▸ **Task statement**
Find the string "React" and gather every line that holds it.

▸ **Supplied material**
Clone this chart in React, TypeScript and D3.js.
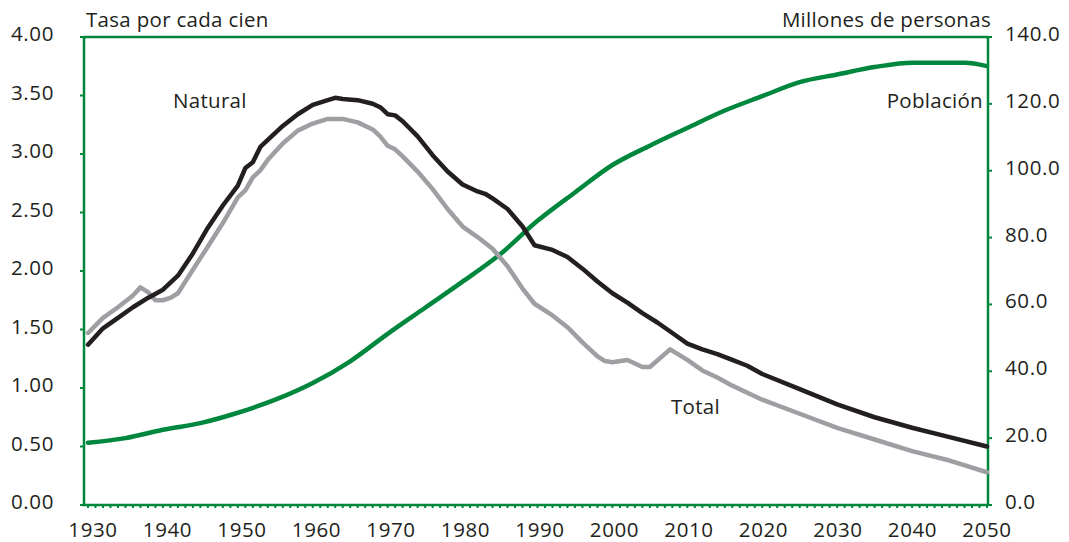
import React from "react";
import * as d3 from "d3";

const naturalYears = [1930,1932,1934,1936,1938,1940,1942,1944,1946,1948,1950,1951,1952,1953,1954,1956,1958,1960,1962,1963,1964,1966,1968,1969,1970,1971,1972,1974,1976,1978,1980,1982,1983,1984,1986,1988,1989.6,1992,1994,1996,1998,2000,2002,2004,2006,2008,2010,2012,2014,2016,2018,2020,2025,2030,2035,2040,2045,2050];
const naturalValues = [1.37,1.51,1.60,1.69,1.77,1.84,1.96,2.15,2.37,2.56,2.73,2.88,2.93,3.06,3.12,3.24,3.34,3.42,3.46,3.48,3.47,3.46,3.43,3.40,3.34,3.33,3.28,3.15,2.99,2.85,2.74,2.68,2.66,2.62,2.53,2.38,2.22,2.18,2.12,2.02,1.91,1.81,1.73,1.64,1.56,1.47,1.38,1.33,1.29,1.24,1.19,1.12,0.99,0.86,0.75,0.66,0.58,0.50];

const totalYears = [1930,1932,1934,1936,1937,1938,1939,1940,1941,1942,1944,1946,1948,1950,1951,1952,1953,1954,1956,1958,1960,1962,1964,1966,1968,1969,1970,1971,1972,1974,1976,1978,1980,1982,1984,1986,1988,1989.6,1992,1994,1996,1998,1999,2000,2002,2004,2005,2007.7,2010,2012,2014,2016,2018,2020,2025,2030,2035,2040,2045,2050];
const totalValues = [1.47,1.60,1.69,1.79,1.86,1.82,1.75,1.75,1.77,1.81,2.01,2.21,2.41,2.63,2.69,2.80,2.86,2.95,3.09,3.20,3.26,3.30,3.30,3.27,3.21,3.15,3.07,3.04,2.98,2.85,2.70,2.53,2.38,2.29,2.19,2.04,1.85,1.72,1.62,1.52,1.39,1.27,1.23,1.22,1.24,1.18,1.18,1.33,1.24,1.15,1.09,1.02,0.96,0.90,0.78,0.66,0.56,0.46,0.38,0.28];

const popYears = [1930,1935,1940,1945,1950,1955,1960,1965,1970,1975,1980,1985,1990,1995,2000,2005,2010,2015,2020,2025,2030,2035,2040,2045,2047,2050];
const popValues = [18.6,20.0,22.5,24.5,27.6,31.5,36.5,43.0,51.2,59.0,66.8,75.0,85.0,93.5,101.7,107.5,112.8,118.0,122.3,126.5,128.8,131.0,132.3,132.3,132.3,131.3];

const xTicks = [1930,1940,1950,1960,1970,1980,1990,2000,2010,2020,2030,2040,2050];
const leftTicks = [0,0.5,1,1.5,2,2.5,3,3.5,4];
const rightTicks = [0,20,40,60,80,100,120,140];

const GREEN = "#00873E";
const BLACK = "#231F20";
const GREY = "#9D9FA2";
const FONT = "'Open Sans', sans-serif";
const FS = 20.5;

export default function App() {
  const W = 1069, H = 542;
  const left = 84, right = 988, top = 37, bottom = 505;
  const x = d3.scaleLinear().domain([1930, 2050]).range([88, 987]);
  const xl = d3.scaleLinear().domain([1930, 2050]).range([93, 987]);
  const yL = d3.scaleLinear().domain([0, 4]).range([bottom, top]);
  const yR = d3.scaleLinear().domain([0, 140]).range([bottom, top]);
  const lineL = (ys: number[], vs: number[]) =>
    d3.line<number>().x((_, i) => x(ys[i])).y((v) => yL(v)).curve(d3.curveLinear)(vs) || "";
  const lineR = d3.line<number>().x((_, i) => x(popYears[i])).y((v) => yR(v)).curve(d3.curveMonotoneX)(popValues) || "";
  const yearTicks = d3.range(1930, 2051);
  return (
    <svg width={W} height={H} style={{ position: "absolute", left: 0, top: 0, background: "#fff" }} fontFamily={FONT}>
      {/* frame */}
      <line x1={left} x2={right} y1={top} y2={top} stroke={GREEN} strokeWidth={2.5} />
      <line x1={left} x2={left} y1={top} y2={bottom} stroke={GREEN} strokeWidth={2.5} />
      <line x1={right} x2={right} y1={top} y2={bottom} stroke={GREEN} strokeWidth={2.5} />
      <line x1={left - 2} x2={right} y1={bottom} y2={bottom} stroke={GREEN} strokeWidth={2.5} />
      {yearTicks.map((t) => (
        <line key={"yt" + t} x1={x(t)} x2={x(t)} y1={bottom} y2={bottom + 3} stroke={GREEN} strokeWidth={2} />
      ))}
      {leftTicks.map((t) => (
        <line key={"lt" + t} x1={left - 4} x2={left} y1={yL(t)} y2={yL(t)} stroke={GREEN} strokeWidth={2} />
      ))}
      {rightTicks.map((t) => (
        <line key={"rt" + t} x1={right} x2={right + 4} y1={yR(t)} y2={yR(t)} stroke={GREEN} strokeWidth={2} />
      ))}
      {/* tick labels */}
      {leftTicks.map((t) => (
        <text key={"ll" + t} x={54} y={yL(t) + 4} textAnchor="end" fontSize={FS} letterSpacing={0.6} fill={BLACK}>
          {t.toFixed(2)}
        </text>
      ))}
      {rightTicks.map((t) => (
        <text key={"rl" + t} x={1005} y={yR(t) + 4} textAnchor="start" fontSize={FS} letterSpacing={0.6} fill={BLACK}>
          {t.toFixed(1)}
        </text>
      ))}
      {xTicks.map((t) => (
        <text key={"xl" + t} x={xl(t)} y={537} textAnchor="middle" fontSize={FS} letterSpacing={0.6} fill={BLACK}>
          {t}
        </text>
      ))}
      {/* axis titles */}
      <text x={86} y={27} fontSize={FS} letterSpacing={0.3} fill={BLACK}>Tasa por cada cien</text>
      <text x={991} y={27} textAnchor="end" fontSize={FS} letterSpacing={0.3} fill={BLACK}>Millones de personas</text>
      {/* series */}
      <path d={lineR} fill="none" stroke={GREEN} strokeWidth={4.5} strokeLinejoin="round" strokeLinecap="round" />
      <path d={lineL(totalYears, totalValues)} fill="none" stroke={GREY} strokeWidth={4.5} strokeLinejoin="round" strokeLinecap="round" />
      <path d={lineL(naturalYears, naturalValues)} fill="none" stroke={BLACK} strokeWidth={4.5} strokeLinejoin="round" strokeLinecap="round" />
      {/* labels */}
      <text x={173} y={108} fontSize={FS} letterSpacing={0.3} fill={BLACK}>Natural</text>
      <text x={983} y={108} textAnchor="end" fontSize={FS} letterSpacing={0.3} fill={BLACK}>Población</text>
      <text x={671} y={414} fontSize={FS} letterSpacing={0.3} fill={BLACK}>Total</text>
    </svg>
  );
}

▸ **Result of this exercise**
Clone this chart in React, TypeScript and D3.js.
import React from "react";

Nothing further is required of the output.